Her book had a positive galvanising effect on one of Australia’s Governor Generals. He was notoriously insensitive to survivors of child sexual abuse, and when Biggs left her book at his gate, challenging him to read it, he did so and realised how foolish he had been and he publicly admitted that he had been wrong. All thanks to Barbara Biggs!
She lives in a suburb next door to where I live in Melbourne. 🙂
Heather, you are not alone.
Before I went through my divorce there was a time- my abusive ex knew that he could treat me with contempt and malice all day, only to act like everything was ok later in the evening when he expected something.
It required me to employ cognitive dissonance and forget everything to go through with it.
I felt like being a prisoner.
Afterwards I would have to go somewhere alone and cry to try to reconcile my thoughts because I hated this cycle.

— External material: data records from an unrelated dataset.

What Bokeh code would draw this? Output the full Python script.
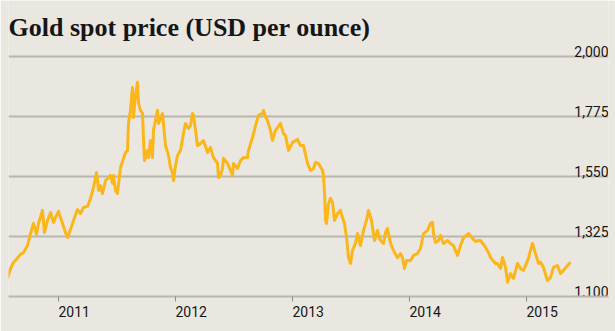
from bokeh.plotting import figure
from bokeh.models import Range1d, FixedTicker, ColumnDataSource, Label, Grid
from bokeh.embed import file_html
from bokeh.resources import INLINE
from bokeh.core.properties import value

# ---------------- data ----------------
title_text = "Gold spot price (USD per ounce)"

years = [
    2010.564, 2010.590, 2010.615, 2010.632, 2010.675, 2010.701, 2010.735, 2010.761, 2010.786, 2010.812,
    2010.829, 2010.863, 2010.880, 2010.906, 2010.932, 2010.957, 2010.974, 2011.000, 2011.034, 2011.060,
    2011.077, 2011.103, 2011.120, 2011.162, 2011.188, 2011.214, 2011.248, 2011.274, 2011.299, 2011.325,
    2011.342, 2011.359, 2011.376, 2011.402, 2011.427, 2011.444, 2011.462, 2011.470, 2011.487, 2011.504,
    2011.530, 2011.556, 2011.573, 2011.590, 2011.598, 2011.615, 2011.632, 2011.641, 2011.658, 2011.675,
    2011.684, 2011.701, 2011.718, 2011.726, 2011.735, 2011.761, 2011.769, 2011.786, 2011.803, 2011.812,
    2011.829, 2011.846, 2011.855, 2011.872, 2011.889, 2011.915, 2011.940, 2011.957, 2011.974, 2011.983,
    2012.000, 2012.017, 2012.043, 2012.068, 2012.085, 2012.111, 2012.128, 2012.145, 2012.154, 2012.171,
    2012.188, 2012.214, 2012.239, 2012.274, 2012.299, 2012.325, 2012.359, 2012.368, 2012.385, 2012.402,
    2012.410, 2012.444, 2012.470, 2012.487, 2012.496, 2012.530, 2012.556, 2012.581, 2012.615, 2012.624,
    2012.658, 2012.684, 2012.709, 2012.726, 2012.744, 2012.752, 2012.769, 2012.786, 2012.812, 2012.829,
    2012.855, 2012.880, 2012.897, 2012.923, 2012.940, 2012.966, 2013.000, 2013.043, 2013.068, 2013.094,
    2013.128, 2013.154, 2013.179, 2013.197, 2013.222, 2013.256, 2013.265, 2013.274, 2013.282, 2013.291,
    2013.308, 2013.325, 2013.342, 2013.359, 2013.385, 2013.410, 2013.427, 2013.444, 2013.462, 2013.479,
    2013.496, 2013.513, 2013.538, 2013.556, 2013.581, 2013.607, 2013.632, 2013.650, 2013.675, 2013.684,
    2013.701, 2013.726, 2013.752, 2013.778, 2013.795, 2013.812, 2013.838, 2013.863, 2013.897, 2013.923,
    2013.940, 2013.957, 2013.974, 2014.009, 2014.034, 2014.068, 2014.094, 2014.120, 2014.154, 2014.179,
    2014.197, 2014.205, 2014.222, 2014.248, 2014.265, 2014.291, 2014.325, 2014.350, 2014.376, 2014.410,
    2014.436, 2014.462, 2014.504, 2014.538, 2014.564, 2014.590, 2014.607, 2014.650, 2014.675, 2014.692,
    2014.735, 2014.752, 2014.778, 2014.795, 2014.821, 2014.838, 2014.863, 2014.889, 2014.923, 2014.949,
    2014.974, 2015.017, 2015.034, 2015.051, 2015.077, 2015.103, 2015.120, 2015.145, 2015.179, 2015.205,
    2015.231, 2015.265, 2015.291, 2015.316, 2015.350, 2015.376,
]

prices = [
    1168, 1205, 1228, 1235, 1258, 1265, 1291, 1336, 1374, 1333,
    1374, 1423, 1340, 1385, 1415, 1378, 1396, 1419, 1374, 1340,
    1321, 1351, 1374, 1426, 1411, 1434, 1438, 1468, 1509, 1565,
    1498, 1516, 1486, 1535, 1546, 1554, 1524, 1554, 1498, 1486,
    1584, 1618, 1640, 1648, 1749, 1798, 1884, 1771, 1854, 1903,
    1824, 1798, 1786, 1696, 1610, 1648, 1621, 1685, 1621, 1723,
    1760, 1798, 1749, 1768, 1786, 1666, 1629, 1584, 1565, 1535,
    1591, 1629, 1648, 1711, 1749, 1730, 1741, 1786, 1779, 1723,
    1666, 1674, 1685, 1640, 1659, 1621, 1599, 1546, 1554, 1580,
    1618, 1599, 1573, 1554, 1599, 1580, 1610, 1621, 1621, 1648,
    1696, 1741, 1779, 1783, 1786, 1798, 1775, 1760, 1723, 1685,
    1723, 1738, 1749, 1711, 1704, 1648, 1678, 1689, 1666, 1666,
    1599, 1573, 1580, 1603, 1599, 1573, 1554, 1486, 1385, 1374,
    1449, 1468, 1453, 1385, 1411, 1423, 1396, 1374, 1321, 1246,
    1224, 1273, 1299, 1336, 1291, 1348, 1385, 1423, 1385, 1359,
    1310, 1348, 1310, 1299, 1340, 1355, 1299, 1273, 1246, 1261,
    1246, 1205, 1235, 1235, 1254, 1261, 1280, 1336, 1348, 1374,
    1378, 1336, 1303, 1310, 1329, 1299, 1310, 1299, 1291, 1254,
    1291, 1321, 1336, 1318, 1306, 1310, 1310, 1284, 1265, 1246,
    1224, 1224, 1205, 1246, 1209, 1153, 1186, 1168, 1224, 1205,
    1198, 1243, 1273, 1299, 1261, 1224, 1228, 1209, 1160, 1171,
    1209, 1216, 1186, 1198, 1216, 1228,
]

y_ticks = [1100, 1325, 1550, 1775, 2000]
y_tick_labels = ["1,100", "1,325", "1,550", "1,775", "2,000"]
x_ticks = [2011, 2012, 2013, 2014, 2015]
x_tick_labels = ["2011", "2012", "2013", "2014", "2015"]

# ---------------- layout / style ----------------
W, H = 615, 331
BG = "#e9e7e0"
GRID = "#b7b6b1"
GOLD = "#fbb61a"
INK = "#161616"

left_px, right_px, bottom_px = 8, 608, 296
px_per_year = 117.0
px_2011 = 58
units_per_px = (y_ticks[-1] - y_ticks[0]) / 240.0   # 2000 gridline sits 240px above 1100

x_start = x_ticks[0] - (px_2011 - left_px) / px_per_year
x_end = x_ticks[0] + (right_px - px_2011) / px_per_year
y_start = y_ticks[0]
y_end = y_ticks[0] + bottom_px * units_per_px

p = figure(
    width=W, height=H,
    output_backend="svg", toolbar_location=None, title=None,
    x_range=Range1d(x_start, x_end), y_range=Range1d(y_start, y_end),
    y_axis_location=None,
    min_border_left=left_px, min_border_right=W - right_px,
    min_border_top=0, min_border_bottom=H - bottom_px,
    background_fill_color=BG, border_fill_color=BG,
    outline_line_color=None,
)

# remove default grids, add our own horizontal grid
p.center = [r for r in p.center if not isinstance(r, Grid)]
p.add_layout(Grid(dimension=1, ticker=FixedTicker(ticks=y_ticks),
                  grid_line_color=GRID, grid_line_width=2))

# x axis (labels start at the tick, as in the reference)
ax = p.xaxis[0]
ax.ticker = FixedTicker(ticks=x_ticks)
ax.major_label_overrides = dict(zip(x_ticks, x_tick_labels))
ax.axis_line_color = GRID
ax.axis_line_width = 2
ax.major_tick_line_color = "#8c8c88"
ax.major_tick_line_width = 1
ax.major_tick_in = 0
ax.major_tick_out = 5
ax.minor_tick_in = 0
ax.minor_tick_out = 0
ax.major_label_orientation = -0.0001
ax.major_label_standoff = 10
ax.major_label_text_font = "Roboto"
ax.major_label_text_font_size = "14px"
ax.major_label_text_color = INK

# gold price line
src = ColumnDataSource(dict(x=years, y=prices))
p.line("x", "y", source=src, line_color=GOLD, line_width=3, line_join="round")

# y tick labels above gridlines, right aligned
lab_src = ColumnDataSource(dict(x=[x_end] * len(y_ticks), y=y_ticks, t=y_tick_labels))
p.text("x", "y", text="t", source=lab_src, text_align="right", text_baseline="bottom",
       text_font=value("Roboto"), text_font_size="14px", text_color=INK)

# title
p.add_layout(Label(x=x_start, y=y_end - 12 * units_per_px, x_units="data", y_units="data",
                   text=title_text, text_font="Liberation Serif", text_font_style="bold",
                   text_font_size="26px", text_color=INK, text_baseline="top",
                   text_align="left"))

open("out.html", "w").write(file_html(p, INLINE))
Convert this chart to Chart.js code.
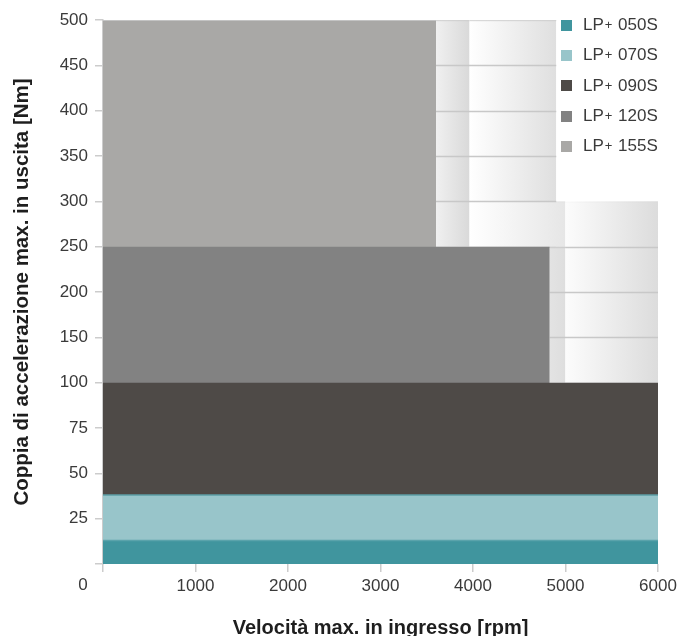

I knew it was messed up, but if I did not go along with it, he would amp up the phychological, verbal, and emotional warfare to make the next day a nightmare until I capitulated to his demands.
Only then would he allow a small repreive of time where there wouldnt be punishment or pressure towards me or the children..
This was my only reward.
One thing you will find an abuser will not do is to look in the eyes of their target and ask the question-
“How are we doing as a couple?”
They know full well that the answer to that question would incriminate them.
Dissociation wasn’t a safety zone for me. I had none.
Security was lost before I learned to walk. The one steam-rollered and flattened emotional boundary I could never develop.
This non-existent boundary set me up for a lifetime of abuse.